BRIEF
Every entry should be repeated exactly. Omit the pictures.

>> Begin

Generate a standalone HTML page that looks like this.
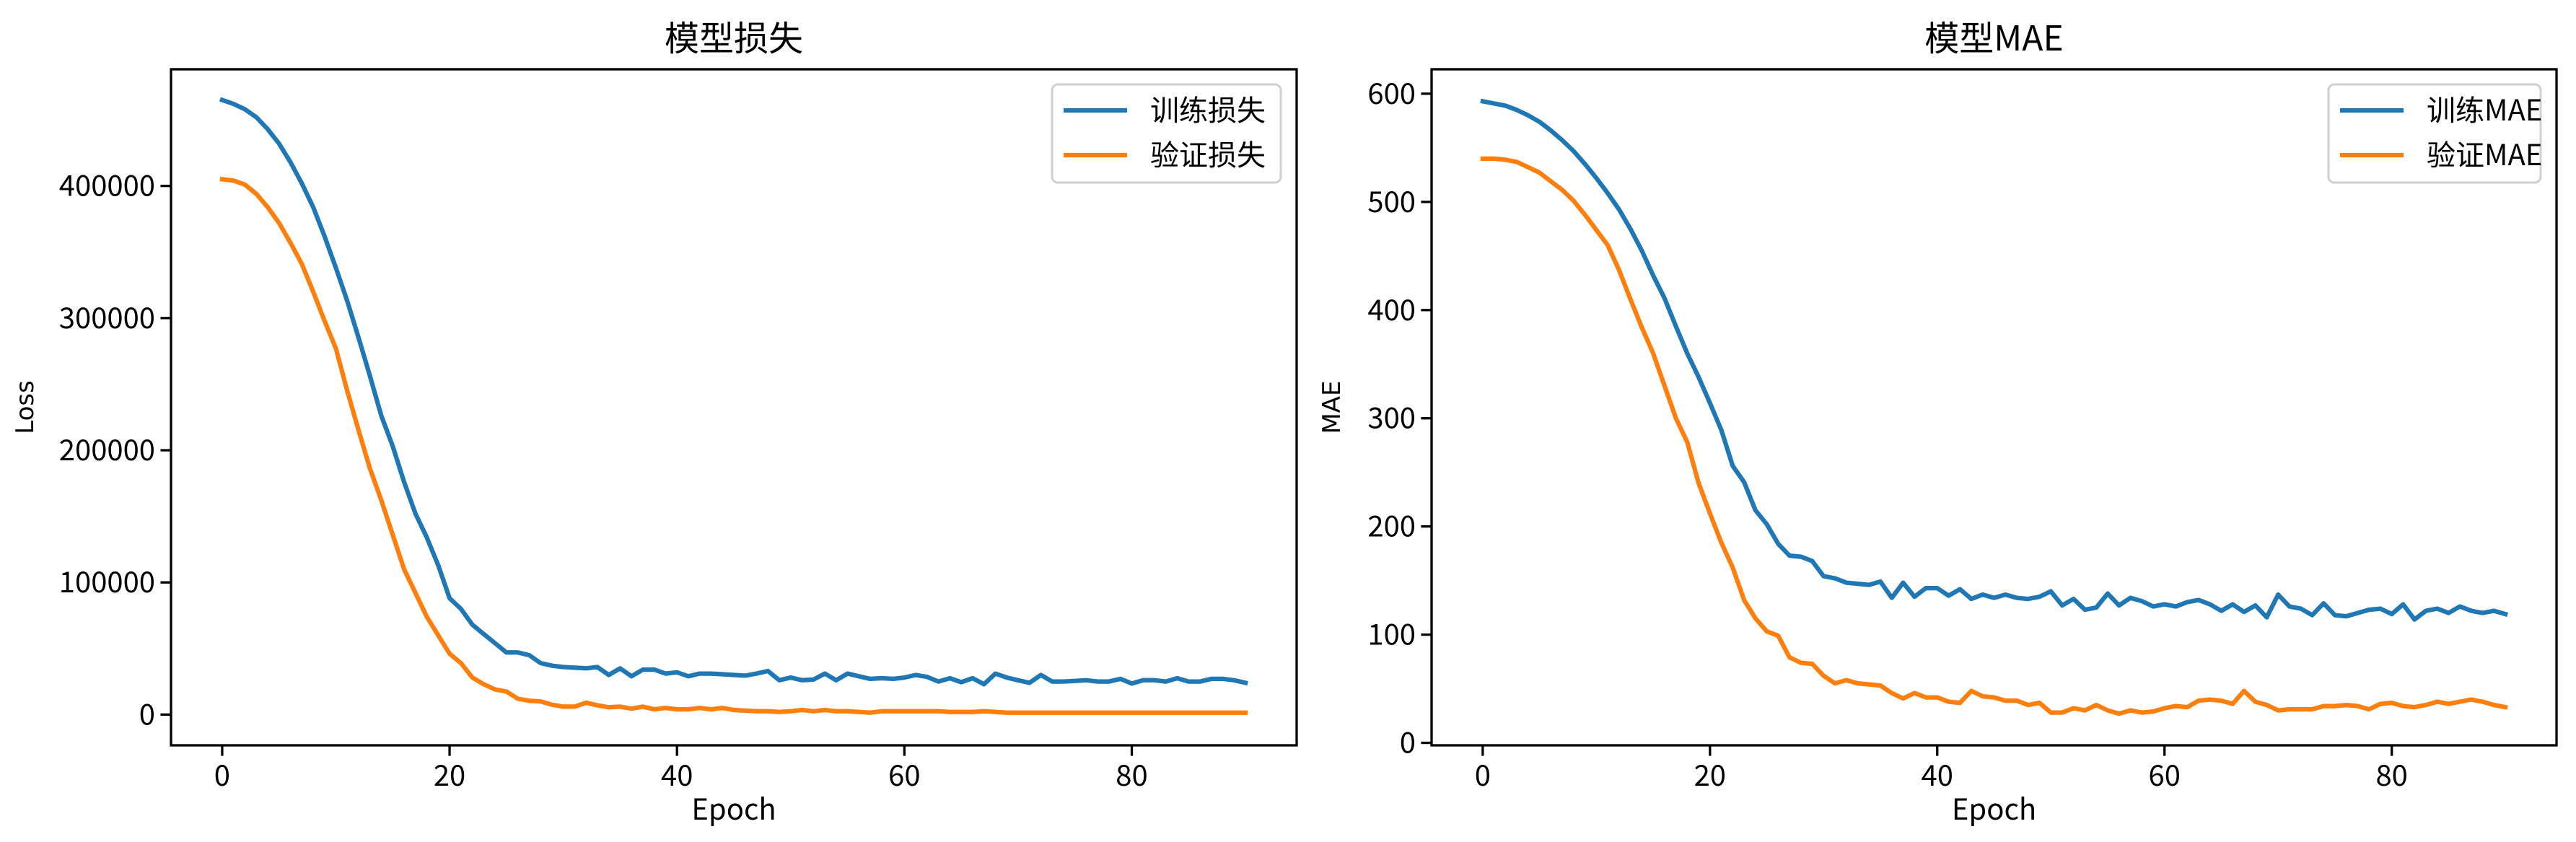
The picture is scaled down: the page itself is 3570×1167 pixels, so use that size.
<!DOCTYPE html>
<html><head><meta charset="utf-8">
<style>
html,body{margin:0;padding:0;background:#fff;}
svg{display:block;font-family:"DejaVu Sans","Liberation Sans",sans-serif;}
.tk{font-family:"WenQuanYi Zen Hei","Noto Sans CJK SC",sans-serif;font-size:40px;}
</style></head>
<body>
<svg id="fig" width="3570" height="1167" viewBox="0 0 3570 1167" xmlns="http://www.w3.org/2000/svg"></svg>
<script>
const epochs = Array.from({length:91},(_,i)=>i);
const trainLoss = [465,462,458,452,443,432,418,402,384,362,338,313,285,256,226,203,176,152,134,113,88,80,68,61,54,47,47,45,39,37,36,35.5,35,36,30,35,29,34,34,31,32,29,31,31,30.5,30,29.5,31,33,26,28,26,26.5,31,26,31,29,27,27.5,27,28,30,28.5,25,27.5,24.5,27.5,23,31,28,26,24,30,25,25,25.5,26,25,25,27,23.5,26,26,25,27.5,25,25,27,27,26,24].map(v=>v*1000);
const valLoss = [405,404,401,394,384,372,357,341,320,298,277,245,215,186,162,136,110,92,74,60,46,39,28,23,19,17.5,12,10.5,10,7.5,6,6,9,7,5.5,6,4.5,6,4,5,4,4,5,4,5,3.5,3,2.5,2.5,2,2.5,3.5,2.5,3.5,2.5,2.5,2,1.5,2.5,2.5,2.5,2.5,2.5,2.5,2,2,2,2.5,2,1.5,1.5,1.5,1.5,1.5,1.5,1.5,1.5,1.5,1.5,1.5,1.5,1.5,1.5,1.5,1.5,1.5,1.5,1.5,1.5,1.5,1.5].map(v=>v*1000);
const trainMAE = [593,591,589,585,580,574,566,557,547,535,522,508,493,475,455,432,411,385,360,338,314,289,256,241,215,202,184,173,172,168,154,152,148,147,146,149,134,148,135,143,143,136,142,133,137,134,137,134,133,135,140,127,133,123,125,138,127,134,131,126,128,126,130,132,128,122,128,121,127,116,137,126,124,118,129,118,117,120,123,124,119,128,114,122,124,120,126,122,120,122,119];
const valMAE = [540,540,539,537,532,527,519,511,501,488,474,460,437,410,384,360,330,300,278,240,212,185,162,132,115,103,99,79,74,73,62,55,58,55,54,53,46,41,46,42,42,38,37,48,43,42,39,39,35,37,28,28,32,30,35,30,27,30,28,29,32,34,33,39,40,39,36,48,38,35,30,31,31,31,34,34,35,34,31,36,37,34,33,35,38,36,38,40,38,35,33];
const xTicks = [0,20,40,60,80];
const lossTicks = [0,100000,200000,300000,400000];
const maeTicks = [0,100,200,300,400,500,600];

const NS="http://www.w3.org/2000/svg";
const svg=document.getElementById('fig');
function mk(tag,attrs,parent){const e=document.createElementNS(NS,tag);for(const k in attrs)e.setAttribute(k,attrs[k]);(parent||svg).appendChild(e);return e;}

function panel(cfg){
  const g=mk('g',{});
  
  
  const {L,R,T,B}=cfg;
  const xs=e=>L+(e-(-4.5))/(99)*(R-L);
  const ys=v=>B-(v-cfg.ymin)/(cfg.ymax-cfg.ymin)*(B-T);
  const colors=['#1f77b4','#ff7f0e'];
  cfg.series.forEach((s,si)=>{
    const d=s.map((v,i)=>(i?'L':'M')+xs(epochs[i]).toFixed(1)+' '+ys(v).toFixed(1)).join(' ');
    const p=mk('path',{d:d,fill:'none',stroke:colors[si],'stroke-width':6.25,'stroke-linejoin':'round','stroke-linecap':'square'},g);
    
    
  });
  const fr=mk('rect',{x:L,y:T,width:R-L,height:B-T,fill:'none',stroke:'#000','stroke-width':3.3},g);
  
  
  xTicks.forEach(t=>{
    const x=xs(t);
    mk('line',{x1:x,x2:x,y1:B,y2:B+14.6,stroke:'#000','stroke-width':3.3},g);
    const tx=mk('text',{x:x,y:B+56,'text-anchor':'middle',class:'tk'},g);
    tx.textContent=t;
    
    
  });
  cfg.yTicks.forEach(t=>{
    const y=ys(t);
    mk('line',{x1:L,x2:L-14.6,y1:y,y2:y,stroke:'#000','stroke-width':3.3},g);
    const tx=mk('text',{x:L-22,y:y+14,'text-anchor':'end',class:'tk'},g);
    tx.textContent=t;
    
    
  });
  const xl=mk('text',{x:(L+R)/2,y:1136,'text-anchor':'middle',class:'tk'},g);
  xl.textContent='Epoch';
  
  
  const yl=mk('text',{x:0,y:0,'text-anchor':'middle','font-size':34,transform:`translate(${cfg.ylx},${(T+B)/2}) rotate(-90)`},g);
  yl.textContent=cfg.ylabel;
  
  
  const ti=mk('text',{x:(L+R)/2,y:70,'text-anchor':'middle',class:'tk'},g);
  ti.setAttribute('style','font-size:48px');
  ti.textContent=cfg.title;
  
  
  const lg=mk('g',{},g);
  
  
  mk('rect',{x:cfg.lgx,y:117,width:cfg.lgw,height:136,rx:8,fill:'#fff','fill-opacity':0.8,stroke:'#d0d0d0','stroke-width':3},lg);
  cfg.seriesNames.forEach((n,i)=>{
    const y=[153,215][i];
    mk('line',{x1:cfg.lgx+16,x2:cfg.lgx+104,y1:y,y2:y,stroke:colors[i],'stroke-width':6.25},lg);
    const t=mk('text',{x:cfg.lgx+136,y:y+14,class:'tk'},lg);
    t.textContent=cfg.legendLabels[i];
    
    
  });
}
panel({name:'loss-chart',L:237,R:1797,T:96,B:1033,ymin:-23250,ymax:488250,series:[trainLoss,valLoss],
  seriesNames:['train-loss-line','val-loss-line'],legendLabels:['训练损失','验证损失'],yTicks:lossTicks,
  ylabel:'Loss',ylx:46,title:'模型损失',lgx:1458,lgw:317});
panel({name:'mae-chart',L:1984,R:3543,T:96,B:1033,ymin:-2.3,ymax:622.6,series:[trainMAE,valMAE],
  seriesNames:['train-mae-line','val-mae-line'],legendLabels:['训练MAE','验证MAE'],yTicks:maeTicks,
  ylabel:'MAE',ylx:1857,title:'模型MAE',lgx:3227,lgw:294});
</script>
</body></html>
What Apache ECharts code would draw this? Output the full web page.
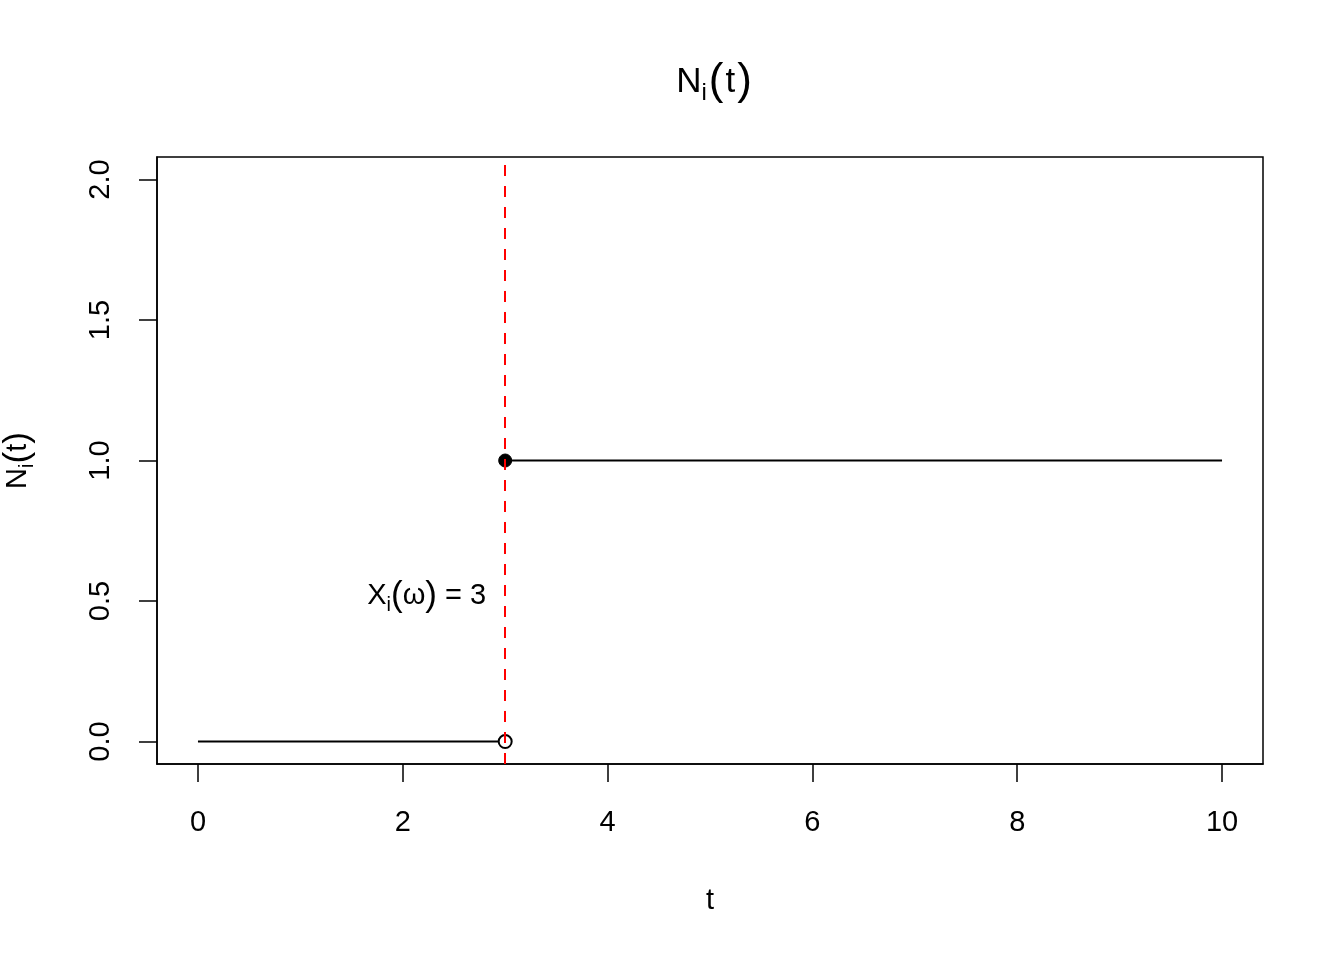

>> End

COMPLETED TASK
Generate a standalone HTML page that looks like this.
The picture is scaled down: the page itself is 3570×1167 pixels, so use that size.
<!DOCTYPE html>
<html><head><meta charset="utf-8">
<style>
html,body{margin:0;padding:0;background:#fff;}
svg{display:block;font-family:"DejaVu Sans","Liberation Sans",sans-serif;}
.tk{font-family:"WenQuanYi Zen Hei","Noto Sans CJK SC",sans-serif;font-size:40px;}
</style></head>
<body>
<svg id="fig" width="3570" height="1167" viewBox="0 0 3570 1167" xmlns="http://www.w3.org/2000/svg"></svg>
<script>
const epochs = Array.from({length:91},(_,i)=>i);
const trainLoss = [465,462,458,452,443,432,418,402,384,362,338,313,285,256,226,203,176,152,134,113,88,80,68,61,54,47,47,45,39,37,36,35.5,35,36,30,35,29,34,34,31,32,29,31,31,30.5,30,29.5,31,33,26,28,26,26.5,31,26,31,29,27,27.5,27,28,30,28.5,25,27.5,24.5,27.5,23,31,28,26,24,30,25,25,25.5,26,25,25,27,23.5,26,26,25,27.5,25,25,27,27,26,24].map(v=>v*1000);
const valLoss = [405,404,401,394,384,372,357,341,320,298,277,245,215,186,162,136,110,92,74,60,46,39,28,23,19,17.5,12,10.5,10,7.5,6,6,9,7,5.5,6,4.5,6,4,5,4,4,5,4,5,3.5,3,2.5,2.5,2,2.5,3.5,2.5,3.5,2.5,2.5,2,1.5,2.5,2.5,2.5,2.5,2.5,2.5,2,2,2,2.5,2,1.5,1.5,1.5,1.5,1.5,1.5,1.5,1.5,1.5,1.5,1.5,1.5,1.5,1.5,1.5,1.5,1.5,1.5,1.5,1.5,1.5,1.5].map(v=>v*1000);
const trainMAE = [593,591,589,585,580,574,566,557,547,535,522,508,493,475,455,432,411,385,360,338,314,289,256,241,215,202,184,173,172,168,154,152,148,147,146,149,134,148,135,143,143,136,142,133,137,134,137,134,133,135,140,127,133,123,125,138,127,134,131,126,128,126,130,132,128,122,128,121,127,116,137,126,124,118,129,118,117,120,123,124,119,128,114,122,124,120,126,122,120,122,119];
const valMAE = [540,540,539,537,532,527,519,511,501,488,474,460,437,410,384,360,330,300,278,240,212,185,162,132,115,103,99,79,74,73,62,55,58,55,54,53,46,41,46,42,42,38,37,48,43,42,39,39,35,37,28,28,32,30,35,30,27,30,28,29,32,34,33,39,40,39,36,48,38,35,30,31,31,31,34,34,35,34,31,36,37,34,33,35,38,36,38,40,38,35,33];
const xTicks = [0,20,40,60,80];
const lossTicks = [0,100000,200000,300000,400000];
const maeTicks = [0,100,200,300,400,500,600];

const NS="http://www.w3.org/2000/svg";
const svg=document.getElementById('fig');
function mk(tag,attrs,parent){const e=document.createElementNS(NS,tag);for(const k in attrs)e.setAttribute(k,attrs[k]);(parent||svg).appendChild(e);return e;}

function panel(cfg){
  const g=mk('g',{});
  
  
  const {L,R,T,B}=cfg;
  const xs=e=>L+(e-(-4.5))/(99)*(R-L);
  const ys=v=>B-(v-cfg.ymin)/(cfg.ymax-cfg.ymin)*(B-T);
  const colors=['#1f77b4','#ff7f0e'];
  cfg.series.forEach((s,si)=>{
    const d=s.map((v,i)=>(i?'L':'M')+xs(epochs[i]).toFixed(1)+' '+ys(v).toFixed(1)).join(' ');
    const p=mk('path',{d:d,fill:'none',stroke:colors[si],'stroke-width':6.25,'stroke-linejoin':'round','stroke-linecap':'square'},g);
    
    
  });
  const fr=mk('rect',{x:L,y:T,width:R-L,height:B-T,fill:'none',stroke:'#000','stroke-width':3.3},g);
  
  
  xTicks.forEach(t=>{
    const x=xs(t);
    mk('line',{x1:x,x2:x,y1:B,y2:B+14.6,stroke:'#000','stroke-width':3.3},g);
    const tx=mk('text',{x:x,y:B+56,'text-anchor':'middle',class:'tk'},g);
    tx.textContent=t;
    
    
  });
  cfg.yTicks.forEach(t=>{
    const y=ys(t);
    mk('line',{x1:L,x2:L-14.6,y1:y,y2:y,stroke:'#000','stroke-width':3.3},g);
    const tx=mk('text',{x:L-22,y:y+14,'text-anchor':'end',class:'tk'},g);
    tx.textContent=t;
    
    
  });
  const xl=mk('text',{x:(L+R)/2,y:1136,'text-anchor':'middle',class:'tk'},g);
  xl.textContent='Epoch';
  
  
  const yl=mk('text',{x:0,y:0,'text-anchor':'middle','font-size':34,transform:`translate(${cfg.ylx},${(T+B)/2}) rotate(-90)`},g);
  yl.textContent=cfg.ylabel;
  
  
  const ti=mk('text',{x:(L+R)/2,y:70,'text-anchor':'middle',class:'tk'},g);
  ti.setAttribute('style','font-size:48px');
  ti.textContent=cfg.title;
  
  
  const lg=mk('g',{},g);
  
  
  mk('rect',{x:cfg.lgx,y:117,width:cfg.lgw,height:136,rx:8,fill:'#fff','fill-opacity':0.8,stroke:'#d0d0d0','stroke-width':3},lg);
  cfg.seriesNames.forEach((n,i)=>{
    const y=[153,215][i];
    mk('line',{x1:cfg.lgx+16,x2:cfg.lgx+104,y1:y,y2:y,stroke:colors[i],'stroke-width':6.25},lg);
    const t=mk('text',{x:cfg.lgx+136,y:y+14,class:'tk'},lg);
    t.textContent=cfg.legendLabels[i];
    
    
  });
}
panel({name:'loss-chart',L:237,R:1797,T:96,B:1033,ymin:-23250,ymax:488250,series:[trainLoss,valLoss],
  seriesNames:['train-loss-line','val-loss-line'],legendLabels:['训练损失','验证损失'],yTicks:lossTicks,
  ylabel:'Loss',ylx:46,title:'模型损失',lgx:1458,lgw:317});
panel({name:'mae-chart',L:1984,R:3543,T:96,B:1033,ymin:-2.3,ymax:622.6,series:[trainMAE,valMAE],
  seriesNames:['train-mae-line','val-mae-line'],legendLabels:['训练MAE','验证MAE'],yTicks:maeTicks,
  ylabel:'MAE',ylx:1857,title:'模型MAE',lgx:3227,lgw:294});
</script>
</body></html>
What Apache ECharts code would draw this? Output the full web page.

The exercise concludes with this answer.